China, however, whose cooperation on sanctions enforcement also would be important, remains publicly opposed to threatening penalties and threw a damper on any support.

"China always believes that sanction and pressure should not be an option and will not be conducive to the current diplomatic efforts over the Iran nuclear issue," said Chinese Foreign Ministry spokeswoman Jiang Yu.

China and Russia are essential for sanctions to succeed because of their large and growing trade and investment interests in the Gulf region. China, which depends on foreign imports for about half its oil, counts Iran as its third-largest supplier. It also sells weapons to Iran, and the Pentagon said earlier this year that some were ending up with terrorist groups in Iraq and Afghanistan.

Even with support for sanctions still uncertain, Iran seemed to set a softer tone during the U.N. General Assembly this week. President Mahmoud Ahmadinejad told The Associated Press his government will not stand in the way of "free and open" discussion of nuclear issues at the Geneva talks.

The next day, he indicated for the first time that Tehran would be willing to have its nuclear experts meet with Western scientists. Protests outside Ahmadinejad's hotel hinted at a strong factor in Iran's sudden flexibility - the regime may be more inclined to deal in light of the domestic upheaval still simmering after the disputed June presidential election and the government's crackdown.

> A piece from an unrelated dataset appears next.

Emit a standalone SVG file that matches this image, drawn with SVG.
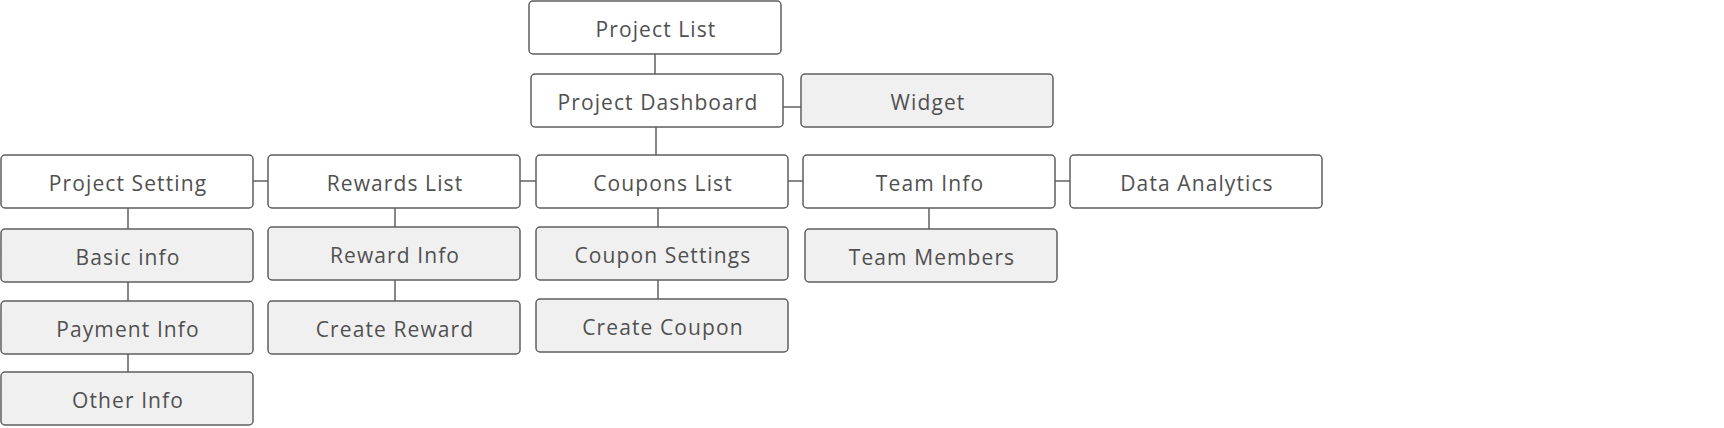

Time is a crucial factor for all the parties. The longer a stalemate or standoff continues, the closer Iran is likely to get to having the capacity to build a nuclear bomb - although the Tehran government insists the U.S. and others are wrong in claiming it intends to go nuclear.

The New York Times reported Friday that Obama, along with the leaders of Britain and France in Pittsburgh for the G-20 economic summit, will accuse Iran of building a covert underground plant to produce nuclear fuel.